§ **Written task**
Do not copy the pictures; transcribe all other material exactly.

§ **Data extract**
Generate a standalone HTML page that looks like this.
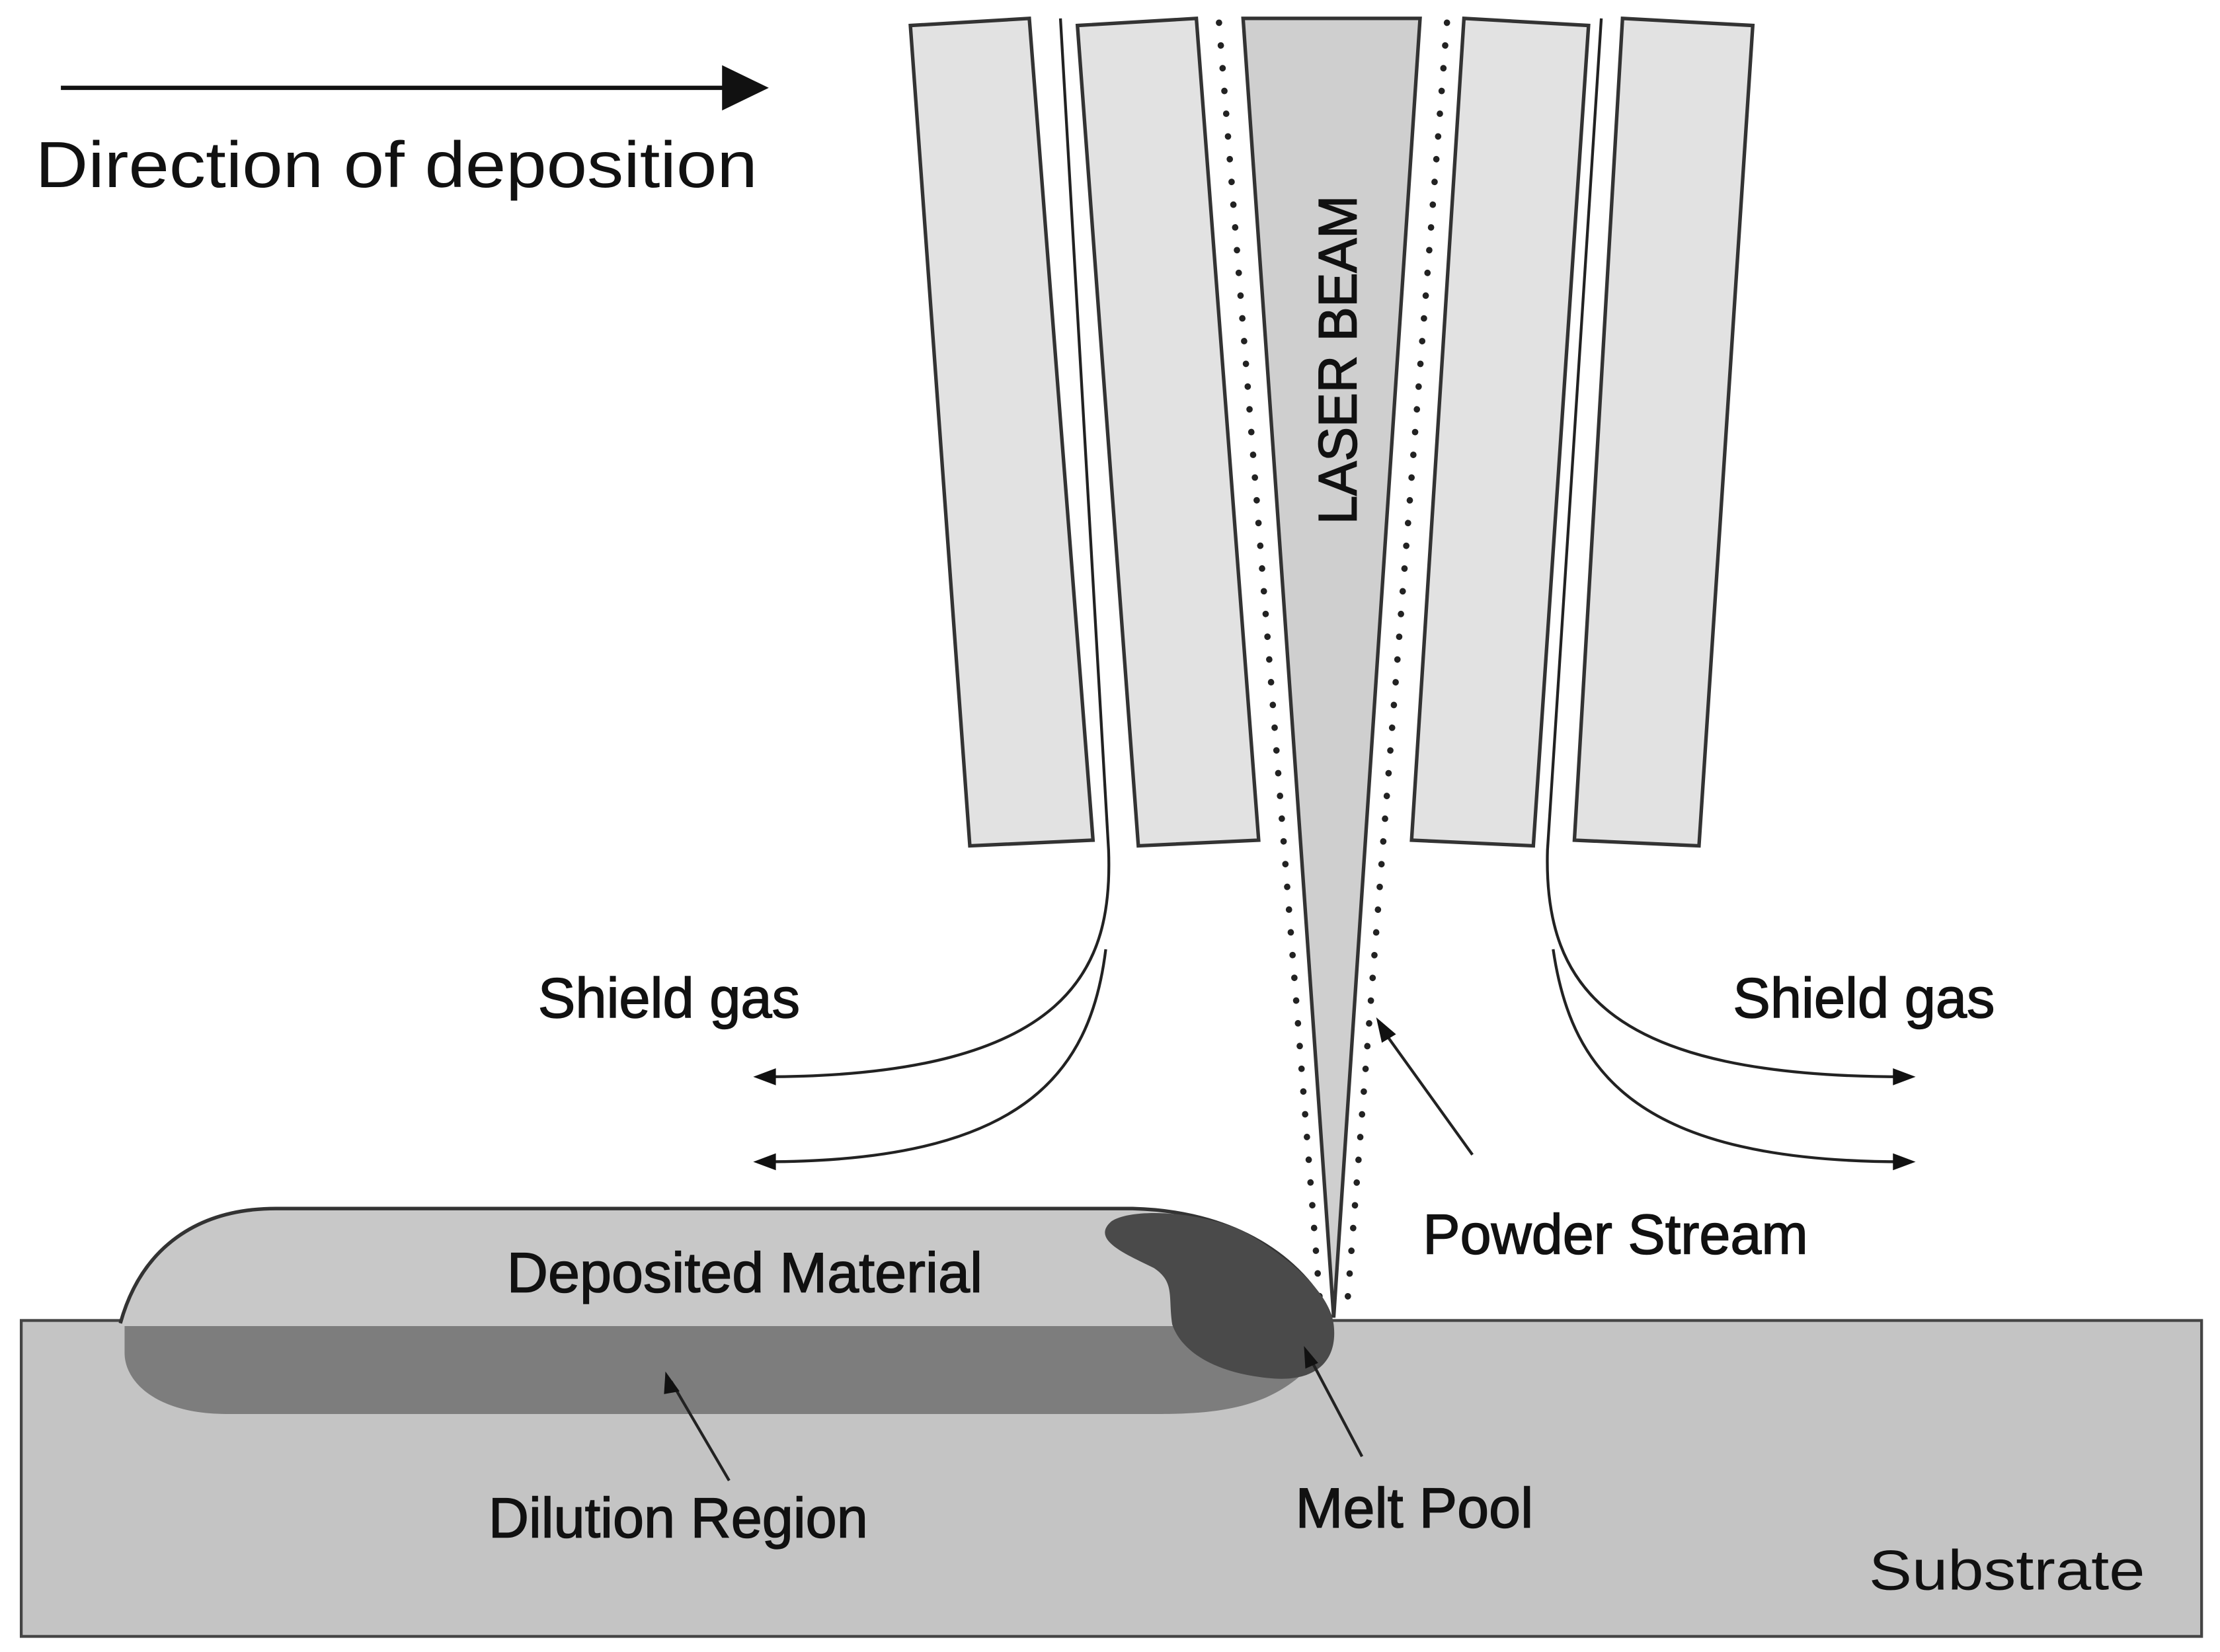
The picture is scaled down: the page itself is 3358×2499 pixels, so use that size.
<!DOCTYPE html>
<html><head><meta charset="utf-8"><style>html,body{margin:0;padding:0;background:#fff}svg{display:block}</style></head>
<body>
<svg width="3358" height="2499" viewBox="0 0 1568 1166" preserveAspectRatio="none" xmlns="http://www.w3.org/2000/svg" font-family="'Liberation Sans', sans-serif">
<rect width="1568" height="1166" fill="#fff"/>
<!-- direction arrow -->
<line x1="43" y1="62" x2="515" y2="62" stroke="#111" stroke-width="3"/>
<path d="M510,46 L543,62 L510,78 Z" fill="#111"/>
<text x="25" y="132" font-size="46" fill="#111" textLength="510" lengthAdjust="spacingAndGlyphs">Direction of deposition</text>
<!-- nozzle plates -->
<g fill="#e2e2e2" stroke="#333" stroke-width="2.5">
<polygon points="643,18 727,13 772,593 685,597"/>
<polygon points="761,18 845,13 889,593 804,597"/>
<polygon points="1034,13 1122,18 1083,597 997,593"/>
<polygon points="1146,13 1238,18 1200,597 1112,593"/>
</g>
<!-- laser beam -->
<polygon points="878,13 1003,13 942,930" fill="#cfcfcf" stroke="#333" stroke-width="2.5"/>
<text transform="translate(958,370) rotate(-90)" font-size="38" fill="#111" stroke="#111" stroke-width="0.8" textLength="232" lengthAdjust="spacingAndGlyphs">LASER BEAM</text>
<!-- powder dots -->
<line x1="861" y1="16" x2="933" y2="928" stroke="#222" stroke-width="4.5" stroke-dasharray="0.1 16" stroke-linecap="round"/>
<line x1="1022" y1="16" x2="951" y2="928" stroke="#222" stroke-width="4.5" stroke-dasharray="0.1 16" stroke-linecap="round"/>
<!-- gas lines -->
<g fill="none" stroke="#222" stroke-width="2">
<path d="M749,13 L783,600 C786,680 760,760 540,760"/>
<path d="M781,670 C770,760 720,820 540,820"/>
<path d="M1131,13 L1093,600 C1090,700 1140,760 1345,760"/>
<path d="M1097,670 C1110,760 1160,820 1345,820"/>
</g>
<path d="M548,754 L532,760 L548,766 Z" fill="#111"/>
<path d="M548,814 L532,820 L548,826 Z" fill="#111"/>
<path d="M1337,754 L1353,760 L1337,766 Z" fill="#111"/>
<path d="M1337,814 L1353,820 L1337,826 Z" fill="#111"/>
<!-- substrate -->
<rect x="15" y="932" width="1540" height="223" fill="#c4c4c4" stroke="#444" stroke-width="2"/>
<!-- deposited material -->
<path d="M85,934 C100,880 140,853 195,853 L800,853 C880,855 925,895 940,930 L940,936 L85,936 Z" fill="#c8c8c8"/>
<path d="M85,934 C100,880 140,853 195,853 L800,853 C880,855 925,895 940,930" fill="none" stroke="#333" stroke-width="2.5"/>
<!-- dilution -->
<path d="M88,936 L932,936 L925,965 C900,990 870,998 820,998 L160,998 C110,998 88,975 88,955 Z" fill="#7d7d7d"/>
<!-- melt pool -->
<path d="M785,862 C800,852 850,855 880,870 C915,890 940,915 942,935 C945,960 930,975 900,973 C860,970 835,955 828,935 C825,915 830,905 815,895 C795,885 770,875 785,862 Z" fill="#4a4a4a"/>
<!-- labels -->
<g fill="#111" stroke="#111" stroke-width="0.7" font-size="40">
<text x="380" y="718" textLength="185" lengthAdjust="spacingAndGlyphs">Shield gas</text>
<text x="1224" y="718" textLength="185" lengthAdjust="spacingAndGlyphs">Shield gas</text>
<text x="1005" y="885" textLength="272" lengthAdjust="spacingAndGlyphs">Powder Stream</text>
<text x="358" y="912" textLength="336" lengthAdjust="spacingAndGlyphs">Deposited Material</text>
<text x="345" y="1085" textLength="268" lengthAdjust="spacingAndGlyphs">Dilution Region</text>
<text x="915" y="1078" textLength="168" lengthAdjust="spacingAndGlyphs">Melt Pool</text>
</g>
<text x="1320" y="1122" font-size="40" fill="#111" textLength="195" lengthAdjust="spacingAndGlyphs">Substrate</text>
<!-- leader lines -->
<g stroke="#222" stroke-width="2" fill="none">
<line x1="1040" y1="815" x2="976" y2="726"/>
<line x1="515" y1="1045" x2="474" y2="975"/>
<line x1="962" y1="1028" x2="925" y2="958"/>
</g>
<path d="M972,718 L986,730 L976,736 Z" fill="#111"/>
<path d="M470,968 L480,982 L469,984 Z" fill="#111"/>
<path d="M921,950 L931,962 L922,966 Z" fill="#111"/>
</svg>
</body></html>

§ **The completed task**
Generate a standalone HTML page that looks like this.
The picture is scaled down: the page itself is 3358×2499 pixels, so use that size.
<!DOCTYPE html>
<html><head><meta charset="utf-8"><style>html,body{margin:0;padding:0;background:#fff}svg{display:block}</style></head>
<body>
<svg width="3358" height="2499" viewBox="0 0 1568 1166" preserveAspectRatio="none" xmlns="http://www.w3.org/2000/svg" font-family="'Liberation Sans', sans-serif">
<rect width="1568" height="1166" fill="#fff"/>
<!-- direction arrow -->
<line x1="43" y1="62" x2="515" y2="62" stroke="#111" stroke-width="3"/>
<path d="M510,46 L543,62 L510,78 Z" fill="#111"/>
<text x="25" y="132" font-size="46" fill="#111" textLength="510" lengthAdjust="spacingAndGlyphs">Direction of deposition</text>
<!-- nozzle plates -->
<g fill="#e2e2e2" stroke="#333" stroke-width="2.5">
<polygon points="643,18 727,13 772,593 685,597"/>
<polygon points="761,18 845,13 889,593 804,597"/>
<polygon points="1034,13 1122,18 1083,597 997,593"/>
<polygon points="1146,13 1238,18 1200,597 1112,593"/>
</g>
<!-- laser beam -->
<polygon points="878,13 1003,13 942,930" fill="#cfcfcf" stroke="#333" stroke-width="2.5"/>
<text transform="translate(958,370) rotate(-90)" font-size="38" fill="#111" stroke="#111" stroke-width="0.8" textLength="232" lengthAdjust="spacingAndGlyphs">LASER BEAM</text>
<!-- powder dots -->
<line x1="861" y1="16" x2="933" y2="928" stroke="#222" stroke-width="4.5" stroke-dasharray="0.1 16" stroke-linecap="round"/>
<line x1="1022" y1="16" x2="951" y2="928" stroke="#222" stroke-width="4.5" stroke-dasharray="0.1 16" stroke-linecap="round"/>
<!-- gas lines -->
<g fill="none" stroke="#222" stroke-width="2">
<path d="M749,13 L783,600 C786,680 760,760 540,760"/>
<path d="M781,670 C770,760 720,820 540,820"/>
<path d="M1131,13 L1093,600 C1090,700 1140,760 1345,760"/>
<path d="M1097,670 C1110,760 1160,820 1345,820"/>
</g>
<path d="M548,754 L532,760 L548,766 Z" fill="#111"/>
<path d="M548,814 L532,820 L548,826 Z" fill="#111"/>
<path d="M1337,754 L1353,760 L1337,766 Z" fill="#111"/>
<path d="M1337,814 L1353,820 L1337,826 Z" fill="#111"/>
<!-- substrate -->
<rect x="15" y="932" width="1540" height="223" fill="#c4c4c4" stroke="#444" stroke-width="2"/>
<!-- deposited material -->
<path d="M85,934 C100,880 140,853 195,853 L800,853 C880,855 925,895 940,930 L940,936 L85,936 Z" fill="#c8c8c8"/>
<path d="M85,934 C100,880 140,853 195,853 L800,853 C880,855 925,895 940,930" fill="none" stroke="#333" stroke-width="2.5"/>
<!-- dilution -->
<path d="M88,936 L932,936 L925,965 C900,990 870,998 820,998 L160,998 C110,998 88,975 88,955 Z" fill="#7d7d7d"/>
<!-- melt pool -->
<path d="M785,862 C800,852 850,855 880,870 C915,890 940,915 942,935 C945,960 930,975 900,973 C860,970 835,955 828,935 C825,915 830,905 815,895 C795,885 770,875 785,862 Z" fill="#4a4a4a"/>
<!-- labels -->
<g fill="#111" stroke="#111" stroke-width="0.7" font-size="40">
<text x="380" y="718" textLength="185" lengthAdjust="spacingAndGlyphs">Shield gas</text>
<text x="1224" y="718" textLength="185" lengthAdjust="spacingAndGlyphs">Shield gas</text>
<text x="1005" y="885" textLength="272" lengthAdjust="spacingAndGlyphs">Powder Stream</text>
<text x="358" y="912" textLength="336" lengthAdjust="spacingAndGlyphs">Deposited Material</text>
<text x="345" y="1085" textLength="268" lengthAdjust="spacingAndGlyphs">Dilution Region</text>
<text x="915" y="1078" textLength="168" lengthAdjust="spacingAndGlyphs">Melt Pool</text>
</g>
<text x="1320" y="1122" font-size="40" fill="#111" textLength="195" lengthAdjust="spacingAndGlyphs">Substrate</text>
<!-- leader lines -->
<g stroke="#222" stroke-width="2" fill="none">
<line x1="1040" y1="815" x2="976" y2="726"/>
<line x1="515" y1="1045" x2="474" y2="975"/>
<line x1="962" y1="1028" x2="925" y2="958"/>
</g>
<path d="M972,718 L986,730 L976,736 Z" fill="#111"/>
<path d="M470,968 L480,982 L469,984 Z" fill="#111"/>
<path d="M921,950 L931,962 L922,966 Z" fill="#111"/>
</svg>
</body></html>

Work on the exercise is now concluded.